— Exercise details —
Make an exact copy of all the material below, apart from the pictures.

-- -- --

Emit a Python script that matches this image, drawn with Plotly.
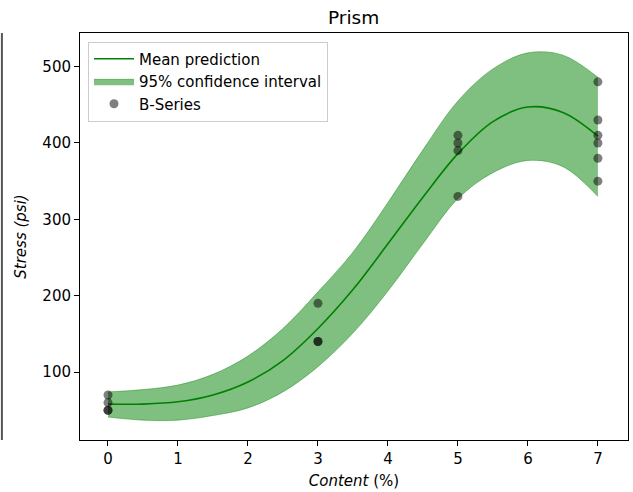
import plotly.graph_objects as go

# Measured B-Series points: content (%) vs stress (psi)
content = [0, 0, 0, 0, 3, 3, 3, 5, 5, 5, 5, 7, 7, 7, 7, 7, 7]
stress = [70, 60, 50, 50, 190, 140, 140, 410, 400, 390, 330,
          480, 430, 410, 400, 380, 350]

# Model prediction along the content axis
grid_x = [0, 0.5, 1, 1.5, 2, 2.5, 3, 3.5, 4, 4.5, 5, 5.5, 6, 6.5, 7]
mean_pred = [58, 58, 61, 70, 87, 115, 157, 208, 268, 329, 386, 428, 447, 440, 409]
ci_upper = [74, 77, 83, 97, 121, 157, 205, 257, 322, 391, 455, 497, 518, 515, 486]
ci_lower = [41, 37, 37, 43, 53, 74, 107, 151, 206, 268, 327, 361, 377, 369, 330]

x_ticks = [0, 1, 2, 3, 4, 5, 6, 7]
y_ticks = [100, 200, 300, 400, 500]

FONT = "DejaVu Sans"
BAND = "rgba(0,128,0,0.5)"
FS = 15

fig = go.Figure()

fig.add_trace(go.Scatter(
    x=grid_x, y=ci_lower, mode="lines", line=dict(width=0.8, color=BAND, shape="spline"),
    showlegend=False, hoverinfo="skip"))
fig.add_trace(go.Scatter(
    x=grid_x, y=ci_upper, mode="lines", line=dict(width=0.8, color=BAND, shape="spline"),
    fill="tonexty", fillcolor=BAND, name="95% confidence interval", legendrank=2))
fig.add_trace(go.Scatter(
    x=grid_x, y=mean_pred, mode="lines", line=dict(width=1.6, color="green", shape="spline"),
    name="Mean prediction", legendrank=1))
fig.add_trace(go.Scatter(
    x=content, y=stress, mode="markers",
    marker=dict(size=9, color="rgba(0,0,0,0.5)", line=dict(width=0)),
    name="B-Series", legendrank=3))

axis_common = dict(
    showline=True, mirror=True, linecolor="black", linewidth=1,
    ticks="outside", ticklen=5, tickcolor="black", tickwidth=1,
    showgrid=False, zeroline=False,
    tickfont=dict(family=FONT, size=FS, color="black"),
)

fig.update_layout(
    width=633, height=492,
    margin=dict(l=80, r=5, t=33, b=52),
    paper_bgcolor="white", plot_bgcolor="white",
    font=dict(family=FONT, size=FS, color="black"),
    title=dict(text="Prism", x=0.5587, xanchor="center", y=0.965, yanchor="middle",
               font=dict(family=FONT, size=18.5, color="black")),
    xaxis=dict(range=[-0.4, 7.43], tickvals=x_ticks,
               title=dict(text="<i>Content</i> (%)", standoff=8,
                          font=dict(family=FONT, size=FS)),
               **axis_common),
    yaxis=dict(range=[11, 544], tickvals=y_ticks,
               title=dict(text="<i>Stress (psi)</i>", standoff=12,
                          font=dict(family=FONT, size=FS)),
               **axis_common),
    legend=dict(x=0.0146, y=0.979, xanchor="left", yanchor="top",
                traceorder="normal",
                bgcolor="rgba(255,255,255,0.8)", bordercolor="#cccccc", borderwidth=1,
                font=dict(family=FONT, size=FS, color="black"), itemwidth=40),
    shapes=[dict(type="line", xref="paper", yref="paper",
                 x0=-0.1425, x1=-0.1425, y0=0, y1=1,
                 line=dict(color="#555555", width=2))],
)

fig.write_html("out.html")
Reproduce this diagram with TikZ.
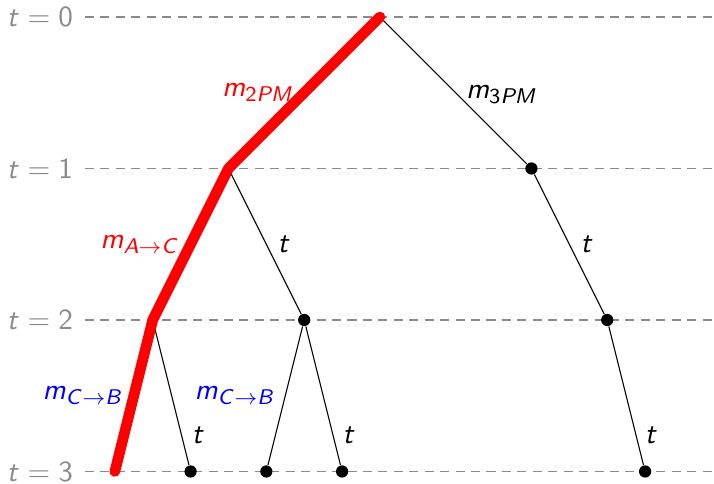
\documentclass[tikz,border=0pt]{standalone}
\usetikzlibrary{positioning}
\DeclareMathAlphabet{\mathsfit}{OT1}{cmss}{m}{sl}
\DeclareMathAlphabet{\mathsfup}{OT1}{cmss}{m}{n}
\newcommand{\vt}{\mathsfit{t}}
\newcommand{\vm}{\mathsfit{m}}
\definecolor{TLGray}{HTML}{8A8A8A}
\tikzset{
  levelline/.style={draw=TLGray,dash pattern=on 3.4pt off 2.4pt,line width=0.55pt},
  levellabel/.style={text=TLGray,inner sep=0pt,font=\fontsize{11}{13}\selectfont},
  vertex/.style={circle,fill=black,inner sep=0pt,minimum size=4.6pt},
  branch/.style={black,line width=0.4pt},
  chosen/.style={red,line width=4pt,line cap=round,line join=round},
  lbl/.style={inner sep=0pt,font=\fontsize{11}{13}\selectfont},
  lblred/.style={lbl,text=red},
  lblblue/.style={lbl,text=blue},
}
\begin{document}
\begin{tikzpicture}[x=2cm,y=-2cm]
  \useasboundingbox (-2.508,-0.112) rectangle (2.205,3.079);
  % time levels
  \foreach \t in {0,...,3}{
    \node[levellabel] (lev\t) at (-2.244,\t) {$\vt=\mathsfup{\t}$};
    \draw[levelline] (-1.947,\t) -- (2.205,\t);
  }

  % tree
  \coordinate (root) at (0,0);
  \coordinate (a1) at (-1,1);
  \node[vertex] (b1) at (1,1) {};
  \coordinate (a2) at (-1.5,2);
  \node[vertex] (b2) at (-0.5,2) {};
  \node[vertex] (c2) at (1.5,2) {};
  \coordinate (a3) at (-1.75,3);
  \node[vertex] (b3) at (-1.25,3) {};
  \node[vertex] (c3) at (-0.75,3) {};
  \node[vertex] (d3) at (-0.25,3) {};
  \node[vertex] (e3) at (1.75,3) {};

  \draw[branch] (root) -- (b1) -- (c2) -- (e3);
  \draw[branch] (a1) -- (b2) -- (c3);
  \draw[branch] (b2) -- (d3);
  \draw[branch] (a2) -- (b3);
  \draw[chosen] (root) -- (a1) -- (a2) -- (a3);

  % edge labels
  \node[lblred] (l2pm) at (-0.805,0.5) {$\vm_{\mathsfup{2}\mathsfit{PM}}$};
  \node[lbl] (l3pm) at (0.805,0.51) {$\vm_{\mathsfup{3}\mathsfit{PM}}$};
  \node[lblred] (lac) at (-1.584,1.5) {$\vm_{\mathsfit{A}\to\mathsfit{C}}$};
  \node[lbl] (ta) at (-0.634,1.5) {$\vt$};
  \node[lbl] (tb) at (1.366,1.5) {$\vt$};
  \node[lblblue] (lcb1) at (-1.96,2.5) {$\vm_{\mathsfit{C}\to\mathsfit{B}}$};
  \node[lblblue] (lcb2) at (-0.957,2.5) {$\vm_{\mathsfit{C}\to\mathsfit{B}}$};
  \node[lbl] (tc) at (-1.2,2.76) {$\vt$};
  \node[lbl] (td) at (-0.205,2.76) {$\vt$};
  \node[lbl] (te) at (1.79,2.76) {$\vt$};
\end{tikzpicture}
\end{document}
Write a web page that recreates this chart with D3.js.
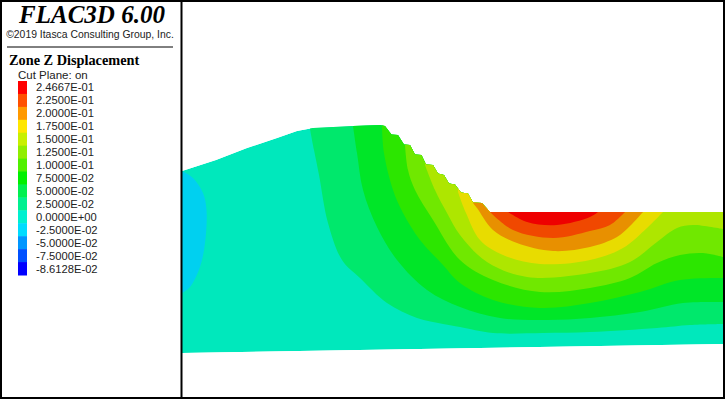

-- -- --

— Result for this exercise —
Emit a Python script that matches this image, drawn with Plotly.
import plotly.graph_objects as go

# Measured B-Series points: content (%) vs stress (psi)
content = [0, 0, 0, 0, 3, 3, 3, 5, 5, 5, 5, 7, 7, 7, 7, 7, 7]
stress = [70, 60, 50, 50, 190, 140, 140, 410, 400, 390, 330,
          480, 430, 410, 400, 380, 350]

# Model prediction along the content axis
grid_x = [0, 0.5, 1, 1.5, 2, 2.5, 3, 3.5, 4, 4.5, 5, 5.5, 6, 6.5, 7]
mean_pred = [58, 58, 61, 70, 87, 115, 157, 208, 268, 329, 386, 428, 447, 440, 409]
ci_upper = [74, 77, 83, 97, 121, 157, 205, 257, 322, 391, 455, 497, 518, 515, 486]
ci_lower = [41, 37, 37, 43, 53, 74, 107, 151, 206, 268, 327, 361, 377, 369, 330]

x_ticks = [0, 1, 2, 3, 4, 5, 6, 7]
y_ticks = [100, 200, 300, 400, 500]

FONT = "DejaVu Sans"
BAND = "rgba(0,128,0,0.5)"
FS = 15

fig = go.Figure()

fig.add_trace(go.Scatter(
    x=grid_x, y=ci_lower, mode="lines", line=dict(width=0.8, color=BAND, shape="spline"),
    showlegend=False, hoverinfo="skip"))
fig.add_trace(go.Scatter(
    x=grid_x, y=ci_upper, mode="lines", line=dict(width=0.8, color=BAND, shape="spline"),
    fill="tonexty", fillcolor=BAND, name="95% confidence interval", legendrank=2))
fig.add_trace(go.Scatter(
    x=grid_x, y=mean_pred, mode="lines", line=dict(width=1.6, color="green", shape="spline"),
    name="Mean prediction", legendrank=1))
fig.add_trace(go.Scatter(
    x=content, y=stress, mode="markers",
    marker=dict(size=9, color="rgba(0,0,0,0.5)", line=dict(width=0)),
    name="B-Series", legendrank=3))

axis_common = dict(
    showline=True, mirror=True, linecolor="black", linewidth=1,
    ticks="outside", ticklen=5, tickcolor="black", tickwidth=1,
    showgrid=False, zeroline=False,
    tickfont=dict(family=FONT, size=FS, color="black"),
)

fig.update_layout(
    width=633, height=492,
    margin=dict(l=80, r=5, t=33, b=52),
    paper_bgcolor="white", plot_bgcolor="white",
    font=dict(family=FONT, size=FS, color="black"),
    title=dict(text="Prism", x=0.5587, xanchor="center", y=0.965, yanchor="middle",
               font=dict(family=FONT, size=18.5, color="black")),
    xaxis=dict(range=[-0.4, 7.43], tickvals=x_ticks,
               title=dict(text="<i>Content</i> (%)", standoff=8,
                          font=dict(family=FONT, size=FS)),
               **axis_common),
    yaxis=dict(range=[11, 544], tickvals=y_ticks,
               title=dict(text="<i>Stress (psi)</i>", standoff=12,
                          font=dict(family=FONT, size=FS)),
               **axis_common),
    legend=dict(x=0.0146, y=0.979, xanchor="left", yanchor="top",
                traceorder="normal",
                bgcolor="rgba(255,255,255,0.8)", bordercolor="#cccccc", borderwidth=1,
                font=dict(family=FONT, size=FS, color="black"), itemwidth=40),
    shapes=[dict(type="line", xref="paper", yref="paper",
                 x0=-0.1425, x1=-0.1425, y0=0, y1=1,
                 line=dict(color="#555555", width=2))],
)

fig.write_html("out.html")
Reproduce this diagram with TikZ.
\documentclass[tikz,border=0pt]{standalone}
\usetikzlibrary{positioning}
\DeclareMathAlphabet{\mathsfit}{OT1}{cmss}{m}{sl}
\DeclareMathAlphabet{\mathsfup}{OT1}{cmss}{m}{n}
\newcommand{\vt}{\mathsfit{t}}
\newcommand{\vm}{\mathsfit{m}}
\definecolor{TLGray}{HTML}{8A8A8A}
\tikzset{
  levelline/.style={draw=TLGray,dash pattern=on 3.4pt off 2.4pt,line width=0.55pt},
  levellabel/.style={text=TLGray,inner sep=0pt,font=\fontsize{11}{13}\selectfont},
  vertex/.style={circle,fill=black,inner sep=0pt,minimum size=4.6pt},
  branch/.style={black,line width=0.4pt},
  chosen/.style={red,line width=4pt,line cap=round,line join=round},
  lbl/.style={inner sep=0pt,font=\fontsize{11}{13}\selectfont},
  lblred/.style={lbl,text=red},
  lblblue/.style={lbl,text=blue},
}
\begin{document}
\begin{tikzpicture}[x=2cm,y=-2cm]
  \useasboundingbox (-2.508,-0.112) rectangle (2.205,3.079);
  % time levels
  \foreach \t in {0,...,3}{
    \node[levellabel] (lev\t) at (-2.244,\t) {$\vt=\mathsfup{\t}$};
    \draw[levelline] (-1.947,\t) -- (2.205,\t);
  }

  % tree
  \coordinate (root) at (0,0);
  \coordinate (a1) at (-1,1);
  \node[vertex] (b1) at (1,1) {};
  \coordinate (a2) at (-1.5,2);
  \node[vertex] (b2) at (-0.5,2) {};
  \node[vertex] (c2) at (1.5,2) {};
  \coordinate (a3) at (-1.75,3);
  \node[vertex] (b3) at (-1.25,3) {};
  \node[vertex] (c3) at (-0.75,3) {};
  \node[vertex] (d3) at (-0.25,3) {};
  \node[vertex] (e3) at (1.75,3) {};

  \draw[branch] (root) -- (b1) -- (c2) -- (e3);
  \draw[branch] (a1) -- (b2) -- (c3);
  \draw[branch] (b2) -- (d3);
  \draw[branch] (a2) -- (b3);
  \draw[chosen] (root) -- (a1) -- (a2) -- (a3);

  % edge labels
  \node[lblred] (l2pm) at (-0.805,0.5) {$\vm_{\mathsfup{2}\mathsfit{PM}}$};
  \node[lbl] (l3pm) at (0.805,0.51) {$\vm_{\mathsfup{3}\mathsfit{PM}}$};
  \node[lblred] (lac) at (-1.584,1.5) {$\vm_{\mathsfit{A}\to\mathsfit{C}}$};
  \node[lbl] (ta) at (-0.634,1.5) {$\vt$};
  \node[lbl] (tb) at (1.366,1.5) {$\vt$};
  \node[lblblue] (lcb1) at (-1.96,2.5) {$\vm_{\mathsfit{C}\to\mathsfit{B}}$};
  \node[lblblue] (lcb2) at (-0.957,2.5) {$\vm_{\mathsfit{C}\to\mathsfit{B}}$};
  \node[lbl] (tc) at (-1.2,2.76) {$\vt$};
  \node[lbl] (td) at (-0.205,2.76) {$\vt$};
  \node[lbl] (te) at (1.79,2.76) {$\vt$};
\end{tikzpicture}
\end{document}
Write a web page that recreates this chart with D3.js.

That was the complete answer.